Beyond keeping our stress levels in check, design can help us live more illness-free lives by:

  • Encouraging healthy eating. We’ve talked about using design to make it more likely we will eat in a good-for-us way in this article.  https://thespacedoctors.com/index.php/2021/07/01/healthy-eating-aided-by-design/
  • Supporting sleeping and napping. Our bodily systems, just like our minds, work better when we’re properly rested.  We’ve covered designing places where people fall asleep faster and sleep more deeply in previous articles, for example, here.   https://thespacedoctors.com/index.php/2022/10/31/designing-for-sleeping-zzzzzz/  Some tips from the linked to article:  keep it dark, quiet, and smelling like lavender in sleeping areas.
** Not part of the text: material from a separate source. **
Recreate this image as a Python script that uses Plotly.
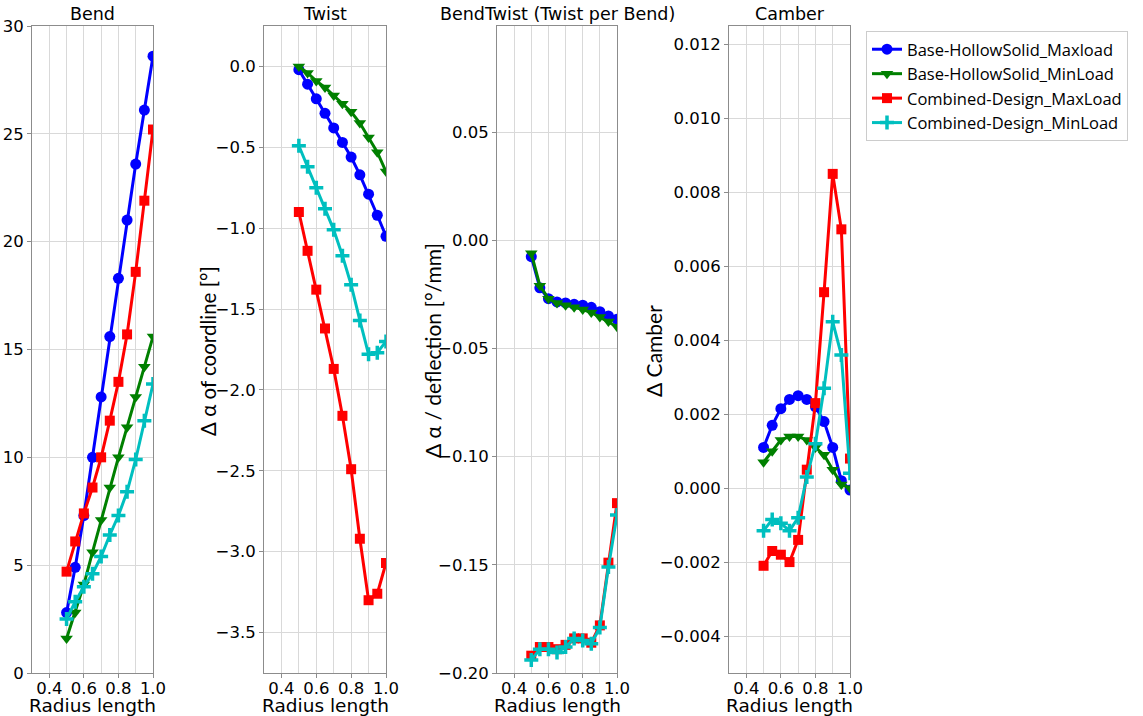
import plotly.graph_objects as go

W, H = 1143, 716

radius = [0.5, 0.55, 0.6, 0.65, 0.7, 0.75, 0.8, 0.85, 0.9, 0.95, 1.0]

series_names = ["Base-HollowSolid_Maxload", "Base-HollowSolid_MinLoad",
                "Combined-Design_MaxLoad", "Combined-Design_MinLoad"]

bend_base_max = [2.8, 4.9, 7.3, 10.0, 12.8, 15.6, 18.3, 21.0, 23.6, 26.1, 28.6]
bend_base_min = [1.6, 2.8, 4.1, 5.6, 7.1, 8.6, 10.0, 11.4, 12.8, 14.2, 15.6]
bend_comb_max = [4.7, 6.1, 7.4, 8.6, 10.0, 11.7, 13.5, 15.7, 18.6, 21.9, 25.2]
bend_comb_min = [2.5, 3.3, 4.0, 4.6, 5.4, 6.4, 7.3, 8.4, 9.9, 11.7, 13.4]

twist_base_max = [-0.02, -0.11, -0.20, -0.29, -0.38, -0.47, -0.56, -0.67, -0.79, -0.92, -1.05]
twist_base_min = [0.0, -0.04, -0.09, -0.13, -0.18, -0.23, -0.28, -0.35, -0.44, -0.53, -0.65]
twist_comb_max = [-0.90, -1.14, -1.38, -1.62, -1.87, -2.16, -2.49, -2.92, -3.30, -3.26, -3.07]
twist_comb_min = [-0.49, -0.62, -0.75, -0.88, -1.01, -1.17, -1.35, -1.57, -1.78, -1.77, -1.70]

bt_base_max = [-0.0076, -0.022, -0.027, -0.0285, -0.029, -0.0296, -0.030, -0.031, -0.033, -0.035, -0.0365]
bt_base_min = [-0.006, -0.021, -0.027, -0.029, -0.030, -0.031, -0.032, -0.0334, -0.0355, -0.0376, -0.040]
bt_comb_max = [-0.192, -0.188, -0.188, -0.189, -0.187, -0.184, -0.184, -0.186, -0.178, -0.149, -0.1215]
bt_comb_min = [-0.194, -0.189, -0.189, -0.1905, -0.188, -0.184, -0.185, -0.1865, -0.179, -0.151, -0.127]

camber_base_max = [0.0011, 0.0017, 0.00215, 0.0024, 0.0025, 0.0024, 0.0022, 0.0018, 0.0011, 0.0002, -0.00005]
camber_base_min = [0.0007, 0.0010, 0.0013, 0.0014, 0.0014, 0.0013, 0.0011, 0.0009, 0.0005, 0.0001, 0.0]
camber_comb_max = [-0.0021, -0.0017, -0.0018, -0.0020, -0.0014, 0.0005, 0.0023, 0.0053, 0.0085, 0.0070, 0.0008]
camber_comb_min = [-0.00115, -0.00085, -0.00095, -0.00115, -0.0008, 0.0003, 0.0012, 0.0027, 0.0045, 0.0036, 0.0004]

panel_titles = ["Bend", "Twist", "BendTwist (Twist per Bend)", "Camber"]
y_titles = [None, "Δ α of coordline [°]", "Δ α / deflection [°/mm]", "Δ Camber"]
x_title = "Radius length"

panels = [
    [bend_base_max, bend_base_min, bend_comb_max, bend_comb_min],
    [twist_base_max, twist_base_min, twist_comb_max, twist_comb_min],
    [bt_base_max, bt_base_min, bt_comb_max, bt_comb_min],
    [camber_base_max, camber_base_min, camber_comb_max, camber_comb_min],
]

colors = ["#0000ff", "#008000", "#ff0000", "#00bfbf"]
symbols = ["circle", "triangle-down", "square", "cross-thin"]
msizes = [11, 11, 10, 10]

# layout geometry (pixels)
px_left = [32, 264, 497, 729]
px_right = [153, 386, 617, 850]
top_px, bot_px = 26, 673
ytitle_x = [None, 208, 432, 653]
ytitle_size = [None, 20.5, 21, 21]

y_ranges = [[0, 30], [-3.75, 0.25], [-0.2, 0.099], [-0.005, 0.0125]]
y_dticks = [5, 0.5, 0.05, 0.002]
y_formats = ["d", ".1f", ".2f", ".3f"]

fig = go.Figure()
DV = "DejaVu Sans, Verdana, sans-serif"
TICKFONT = dict(family=DV, size=16.5, color="black")

for p in range(4):
    xa = "x" if p == 0 else f"x{p+1}"
    ya = "y" if p == 0 else f"y{p+1}"
    for s in range(4):
        mk = dict(symbol=symbols[s], size=msizes[s], color=colors[s])
        if symbols[s] == "cross-thin":
            mk["line"] = dict(color=colors[s], width=3.5)
        fig.add_trace(go.Scatter(
            x=radius, y=panels[p][s], mode="lines+markers",
            name=series_names[s], legendgroup=series_names[s],
            showlegend=(p == 0),
            line=dict(color=colors[s], width=3),
            marker=mk, xaxis=xa, yaxis=ya))

    dom_x = [px_left[p] / W, px_right[p] / W]
    dom_y = [(H - bot_px) / H, (H - top_px) / H]
    axname = "xaxis" if p == 0 else f"xaxis{p+1}"
    ayname = "yaxis" if p == 0 else f"yaxis{p+1}"
    fig.layout[axname] = dict(
        domain=dom_x, anchor=ya, range=[0.3, 1.0], automargin=False,
        tickmode="array", tickvals=[0.4, 0.6, 0.8, 1.0],
        ticktext=["0.4", "0.6", "0.8", "1.0"],
        showgrid=True, gridcolor="#d9d9d9", gridwidth=1,
        minor=dict(tickvals=[0.3, 0.5, 0.7, 0.9], showgrid=True,
                   gridcolor="#d9d9d9", gridwidth=1, ticks=""),
        showline=True, linecolor="#8c8c8c", linewidth=1, mirror=True,
        ticks="outside", ticklen=4, tickcolor="#8c8c8c",
        ticklabelstandoff=-4,
        tickfont=TICKFONT, zeroline=False,
    )
    fig.layout[ayname] = dict(
        domain=dom_y, anchor=xa, range=y_ranges[p], automargin=False,
        tick0=0, dtick=y_dticks[p], tickformat=y_formats[p],
        showgrid=True, gridcolor="#d9d9d9", gridwidth=1,
        showline=True, linecolor="#8c8c8c", linewidth=1, mirror=True,
        ticks="outside", ticklen=4, tickcolor="#8c8c8c",
        tickfont=TICKFONT, zeroline=False,
    )
    cx = (px_left[p] + px_right[p]) / 2 / W
    # panel title
    fig.add_annotation(
        text=panel_titles[p], xref="paper", yref="paper",
        x=cx, y=(H - 14) / H,
        xanchor="center", yanchor="middle", showarrow=False,
        font=dict(family=DV, size=17.5, color="black"))
    # x-axis title
    fig.add_annotation(
        text=x_title, xref="paper", yref="paper",
        x=cx, y=(H - 705) / H,
        xanchor="center", yanchor="middle", showarrow=False,
        font=dict(family=DV, size=18.5, color="black"))
    if y_titles[p]:
        fig.add_annotation(
            text=y_titles[p], xref="paper", yref="paper", textangle=-90,
            x=ytitle_x[p] / W, y=(H - 351) / H,
            xanchor="center", yanchor="middle", showarrow=False,
            font=dict(family="Lato", size=ytitle_size[p], color="black"))

fig.update_layout(
    width=W, height=H, autosize=False,
    margin=dict(l=0, r=0, t=0, b=0, pad=0),
    paper_bgcolor="white", plot_bgcolor="white",
    showlegend=True,
    legend=dict(x=866 / W, y=(H - 31) / H, xanchor="left", yanchor="top",
                bgcolor="white", bordercolor="#cccccc", borderwidth=1,
                font=dict(family="Open Sans", size=16.5, color="black"),
                tracegroupgap=0),
)

fig.write_html("out.html", config={"displayModeBar": False},
               post_script="document.body.style.margin='0px';document.body.style.overflow='hidden';")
  • Building in opportunities for activity. Some of us have spaces for at-home gyms and some of us couldn’t pack a bar bell into our homes.  You can increase your physical activity level by walking up stairs instead of using elevators whenever you can, consciously creating some “inconveniences” in your home (placing items on high shelves so you have to stretch to reach them, for instance), and installing a sit-stand desk and spending as much time as you feel is comfortable working while standing.  Don’t have the money for a motorized desk whose surface gets higher or lower with the push of a button?  Keep your current work area the same and create a standing height worktop (pile a few very sturdy boxes on top of each other, for instance); you can create the same sort of standing and sitting height combo for your kids.  Move your laptop between the sitting height and standing height options whenever you choose.